### [PROVIDED MATERIAL]
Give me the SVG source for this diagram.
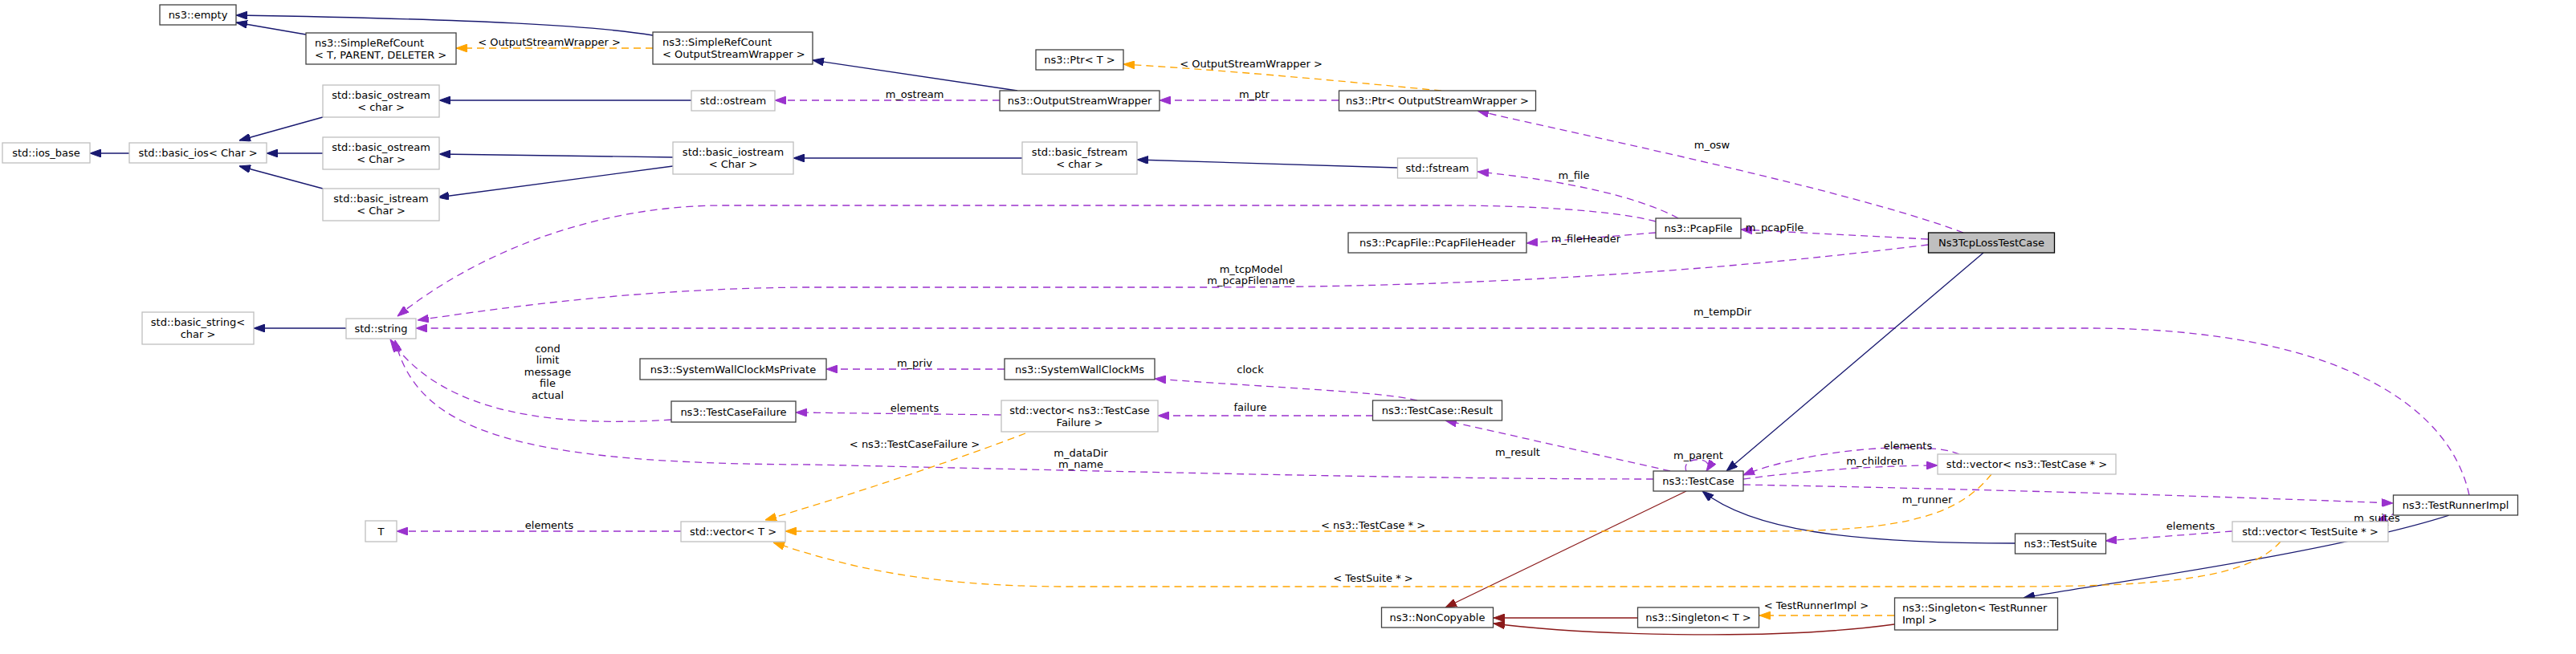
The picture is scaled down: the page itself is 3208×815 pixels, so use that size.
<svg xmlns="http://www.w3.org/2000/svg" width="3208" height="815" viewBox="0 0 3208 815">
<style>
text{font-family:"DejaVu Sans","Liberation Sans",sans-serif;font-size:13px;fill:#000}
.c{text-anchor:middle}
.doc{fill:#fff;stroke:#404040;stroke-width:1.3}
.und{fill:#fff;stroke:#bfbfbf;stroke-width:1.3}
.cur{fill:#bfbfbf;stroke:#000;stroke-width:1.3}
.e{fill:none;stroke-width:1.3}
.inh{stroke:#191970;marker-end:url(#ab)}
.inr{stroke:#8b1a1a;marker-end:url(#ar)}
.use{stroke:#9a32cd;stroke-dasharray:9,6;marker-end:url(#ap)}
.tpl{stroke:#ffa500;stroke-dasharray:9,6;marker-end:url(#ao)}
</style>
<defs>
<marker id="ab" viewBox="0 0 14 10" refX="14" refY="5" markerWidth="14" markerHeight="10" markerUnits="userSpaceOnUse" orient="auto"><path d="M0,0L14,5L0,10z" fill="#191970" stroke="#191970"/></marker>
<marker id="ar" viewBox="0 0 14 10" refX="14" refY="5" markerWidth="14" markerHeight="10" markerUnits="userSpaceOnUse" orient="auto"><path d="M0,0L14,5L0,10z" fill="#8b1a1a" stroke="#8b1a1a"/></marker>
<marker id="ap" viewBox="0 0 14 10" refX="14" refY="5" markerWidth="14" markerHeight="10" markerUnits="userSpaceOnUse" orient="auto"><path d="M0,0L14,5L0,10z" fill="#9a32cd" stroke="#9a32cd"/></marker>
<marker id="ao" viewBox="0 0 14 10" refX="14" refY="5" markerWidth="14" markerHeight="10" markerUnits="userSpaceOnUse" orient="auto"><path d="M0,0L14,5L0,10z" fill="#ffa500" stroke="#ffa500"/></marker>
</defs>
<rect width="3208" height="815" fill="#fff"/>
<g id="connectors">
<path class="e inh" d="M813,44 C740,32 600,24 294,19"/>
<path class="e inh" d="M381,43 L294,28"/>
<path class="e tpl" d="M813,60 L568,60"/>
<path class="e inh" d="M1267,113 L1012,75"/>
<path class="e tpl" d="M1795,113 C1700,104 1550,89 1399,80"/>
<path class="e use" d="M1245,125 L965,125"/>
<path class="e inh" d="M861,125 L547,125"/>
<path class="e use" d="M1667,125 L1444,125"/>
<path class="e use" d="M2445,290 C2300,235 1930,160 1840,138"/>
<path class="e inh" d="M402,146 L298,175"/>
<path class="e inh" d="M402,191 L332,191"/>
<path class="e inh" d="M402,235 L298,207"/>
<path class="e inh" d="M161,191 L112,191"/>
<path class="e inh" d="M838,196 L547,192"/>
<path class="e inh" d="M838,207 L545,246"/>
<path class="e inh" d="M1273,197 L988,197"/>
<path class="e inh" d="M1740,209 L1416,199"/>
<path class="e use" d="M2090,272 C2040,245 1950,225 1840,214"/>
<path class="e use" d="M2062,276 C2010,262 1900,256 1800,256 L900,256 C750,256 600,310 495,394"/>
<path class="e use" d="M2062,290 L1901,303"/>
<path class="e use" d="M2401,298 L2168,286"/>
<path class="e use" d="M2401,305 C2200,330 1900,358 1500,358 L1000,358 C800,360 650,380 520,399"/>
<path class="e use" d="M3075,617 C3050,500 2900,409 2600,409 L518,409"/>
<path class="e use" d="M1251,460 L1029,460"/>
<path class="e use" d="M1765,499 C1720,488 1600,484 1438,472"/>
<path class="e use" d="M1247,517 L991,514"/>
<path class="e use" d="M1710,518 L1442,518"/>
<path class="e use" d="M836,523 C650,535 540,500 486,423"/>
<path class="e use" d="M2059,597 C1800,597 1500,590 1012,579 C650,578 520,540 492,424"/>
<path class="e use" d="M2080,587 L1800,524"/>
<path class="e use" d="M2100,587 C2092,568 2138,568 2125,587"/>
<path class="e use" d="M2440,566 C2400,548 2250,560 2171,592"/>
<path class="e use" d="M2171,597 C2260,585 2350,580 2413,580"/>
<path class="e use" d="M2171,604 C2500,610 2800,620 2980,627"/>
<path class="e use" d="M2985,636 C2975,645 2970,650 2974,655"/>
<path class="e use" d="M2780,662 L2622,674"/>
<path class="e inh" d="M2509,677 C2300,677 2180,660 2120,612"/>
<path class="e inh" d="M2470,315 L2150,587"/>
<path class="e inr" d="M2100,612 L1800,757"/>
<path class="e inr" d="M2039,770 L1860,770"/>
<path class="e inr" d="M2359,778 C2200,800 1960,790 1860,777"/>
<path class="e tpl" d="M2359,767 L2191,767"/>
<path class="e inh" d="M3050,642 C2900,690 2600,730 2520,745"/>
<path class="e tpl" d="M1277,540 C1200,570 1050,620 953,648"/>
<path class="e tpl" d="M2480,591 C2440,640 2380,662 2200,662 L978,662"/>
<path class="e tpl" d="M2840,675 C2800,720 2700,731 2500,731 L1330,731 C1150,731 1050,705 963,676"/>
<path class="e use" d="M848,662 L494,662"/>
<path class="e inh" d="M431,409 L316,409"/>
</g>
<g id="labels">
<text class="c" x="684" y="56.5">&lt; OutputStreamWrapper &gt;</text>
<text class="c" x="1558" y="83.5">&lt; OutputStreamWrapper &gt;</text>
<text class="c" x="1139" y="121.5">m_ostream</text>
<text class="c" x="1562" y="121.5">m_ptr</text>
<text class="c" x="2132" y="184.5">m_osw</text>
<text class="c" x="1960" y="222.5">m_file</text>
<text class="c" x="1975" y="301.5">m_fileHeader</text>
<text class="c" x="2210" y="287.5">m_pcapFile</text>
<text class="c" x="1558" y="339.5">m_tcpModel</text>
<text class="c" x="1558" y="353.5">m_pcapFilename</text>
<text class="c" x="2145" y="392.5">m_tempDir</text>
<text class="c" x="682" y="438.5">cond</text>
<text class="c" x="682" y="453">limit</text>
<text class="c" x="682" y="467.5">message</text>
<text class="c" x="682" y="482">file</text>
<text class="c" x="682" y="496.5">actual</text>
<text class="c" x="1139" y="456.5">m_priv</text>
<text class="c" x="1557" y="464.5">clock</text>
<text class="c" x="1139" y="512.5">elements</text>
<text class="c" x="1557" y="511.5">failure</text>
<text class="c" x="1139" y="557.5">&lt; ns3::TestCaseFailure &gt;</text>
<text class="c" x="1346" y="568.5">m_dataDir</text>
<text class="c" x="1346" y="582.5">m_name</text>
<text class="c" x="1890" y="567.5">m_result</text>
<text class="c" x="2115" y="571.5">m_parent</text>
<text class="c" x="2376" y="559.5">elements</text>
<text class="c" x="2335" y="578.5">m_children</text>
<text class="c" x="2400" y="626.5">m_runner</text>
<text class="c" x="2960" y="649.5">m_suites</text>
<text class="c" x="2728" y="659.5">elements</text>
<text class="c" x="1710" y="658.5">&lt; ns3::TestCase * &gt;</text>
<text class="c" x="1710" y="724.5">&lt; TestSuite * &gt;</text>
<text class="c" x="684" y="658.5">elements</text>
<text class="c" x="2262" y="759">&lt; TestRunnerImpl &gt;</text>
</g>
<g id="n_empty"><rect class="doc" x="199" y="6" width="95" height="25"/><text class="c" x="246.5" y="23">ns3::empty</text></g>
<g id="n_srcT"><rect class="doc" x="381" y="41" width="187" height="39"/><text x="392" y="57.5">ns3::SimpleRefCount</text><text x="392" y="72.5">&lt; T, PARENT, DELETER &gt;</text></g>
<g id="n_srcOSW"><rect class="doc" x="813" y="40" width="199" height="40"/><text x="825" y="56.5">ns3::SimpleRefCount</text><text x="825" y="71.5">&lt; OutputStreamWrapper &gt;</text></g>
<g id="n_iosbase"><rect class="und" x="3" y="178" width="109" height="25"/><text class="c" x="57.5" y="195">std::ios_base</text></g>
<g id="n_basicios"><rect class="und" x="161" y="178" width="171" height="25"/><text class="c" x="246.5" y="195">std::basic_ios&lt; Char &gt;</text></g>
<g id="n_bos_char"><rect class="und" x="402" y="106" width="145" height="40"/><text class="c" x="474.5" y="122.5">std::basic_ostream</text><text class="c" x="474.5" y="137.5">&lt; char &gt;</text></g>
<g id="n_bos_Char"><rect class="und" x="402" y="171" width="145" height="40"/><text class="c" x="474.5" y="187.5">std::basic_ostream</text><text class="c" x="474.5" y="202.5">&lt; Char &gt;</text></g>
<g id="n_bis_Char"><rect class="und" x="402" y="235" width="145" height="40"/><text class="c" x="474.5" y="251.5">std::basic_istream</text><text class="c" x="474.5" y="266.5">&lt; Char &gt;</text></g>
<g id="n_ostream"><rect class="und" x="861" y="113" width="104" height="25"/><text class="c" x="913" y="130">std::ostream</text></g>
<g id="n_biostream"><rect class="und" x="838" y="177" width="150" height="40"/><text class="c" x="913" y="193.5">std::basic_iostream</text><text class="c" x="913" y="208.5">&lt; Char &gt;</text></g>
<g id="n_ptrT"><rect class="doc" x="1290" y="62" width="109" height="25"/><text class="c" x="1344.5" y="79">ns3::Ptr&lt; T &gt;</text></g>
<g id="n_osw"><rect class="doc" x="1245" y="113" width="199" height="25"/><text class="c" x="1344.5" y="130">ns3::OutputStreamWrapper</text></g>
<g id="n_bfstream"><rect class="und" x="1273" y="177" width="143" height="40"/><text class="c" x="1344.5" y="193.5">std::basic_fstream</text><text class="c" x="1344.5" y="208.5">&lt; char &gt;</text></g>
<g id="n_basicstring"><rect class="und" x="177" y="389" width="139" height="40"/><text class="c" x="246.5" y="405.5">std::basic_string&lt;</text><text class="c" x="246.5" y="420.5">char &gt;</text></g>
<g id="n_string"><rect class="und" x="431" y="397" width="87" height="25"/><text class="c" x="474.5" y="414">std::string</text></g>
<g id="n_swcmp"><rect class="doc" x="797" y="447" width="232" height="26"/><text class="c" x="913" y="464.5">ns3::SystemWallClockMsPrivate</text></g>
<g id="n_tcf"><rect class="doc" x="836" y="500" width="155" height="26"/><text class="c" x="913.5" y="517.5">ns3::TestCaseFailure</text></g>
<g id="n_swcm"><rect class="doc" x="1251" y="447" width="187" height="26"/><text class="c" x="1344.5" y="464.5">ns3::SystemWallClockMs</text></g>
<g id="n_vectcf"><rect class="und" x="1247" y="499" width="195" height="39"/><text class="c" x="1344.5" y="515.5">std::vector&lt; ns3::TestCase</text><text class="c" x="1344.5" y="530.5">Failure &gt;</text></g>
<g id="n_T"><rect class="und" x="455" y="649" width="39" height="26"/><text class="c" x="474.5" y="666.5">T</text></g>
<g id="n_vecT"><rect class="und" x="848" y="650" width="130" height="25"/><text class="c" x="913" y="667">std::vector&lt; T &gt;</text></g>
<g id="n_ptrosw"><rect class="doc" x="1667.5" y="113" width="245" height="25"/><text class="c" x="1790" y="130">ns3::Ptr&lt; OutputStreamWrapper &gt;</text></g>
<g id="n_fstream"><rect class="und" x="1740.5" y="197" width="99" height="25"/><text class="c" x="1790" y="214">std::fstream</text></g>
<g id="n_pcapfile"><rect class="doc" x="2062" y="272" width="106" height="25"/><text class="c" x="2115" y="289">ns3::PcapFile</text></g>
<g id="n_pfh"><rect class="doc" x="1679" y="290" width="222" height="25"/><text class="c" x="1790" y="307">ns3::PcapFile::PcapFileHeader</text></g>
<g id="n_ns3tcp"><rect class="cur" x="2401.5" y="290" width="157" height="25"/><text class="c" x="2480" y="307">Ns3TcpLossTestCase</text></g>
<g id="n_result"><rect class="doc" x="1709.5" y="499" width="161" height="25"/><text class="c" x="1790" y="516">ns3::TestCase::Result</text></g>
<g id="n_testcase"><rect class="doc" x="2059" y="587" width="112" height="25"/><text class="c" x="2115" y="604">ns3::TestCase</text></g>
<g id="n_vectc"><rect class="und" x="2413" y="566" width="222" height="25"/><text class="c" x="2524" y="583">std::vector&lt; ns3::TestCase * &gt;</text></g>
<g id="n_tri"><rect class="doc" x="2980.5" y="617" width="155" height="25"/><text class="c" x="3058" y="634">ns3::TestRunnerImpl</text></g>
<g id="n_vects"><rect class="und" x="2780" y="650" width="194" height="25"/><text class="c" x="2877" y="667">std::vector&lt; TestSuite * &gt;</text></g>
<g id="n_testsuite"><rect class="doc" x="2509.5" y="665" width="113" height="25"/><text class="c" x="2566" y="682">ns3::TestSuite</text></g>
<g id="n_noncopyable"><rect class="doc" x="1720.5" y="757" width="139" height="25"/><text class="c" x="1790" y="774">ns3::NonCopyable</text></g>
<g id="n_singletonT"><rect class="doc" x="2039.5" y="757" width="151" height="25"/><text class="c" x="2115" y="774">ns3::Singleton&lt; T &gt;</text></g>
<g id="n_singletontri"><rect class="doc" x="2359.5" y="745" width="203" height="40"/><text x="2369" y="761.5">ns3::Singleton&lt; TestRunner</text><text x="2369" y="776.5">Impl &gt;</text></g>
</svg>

### [TASK DIRECTIONS]
Check each line above for the word "size" and say how many have it, with nothing else.

### [COMPLETE RESPONSE]
2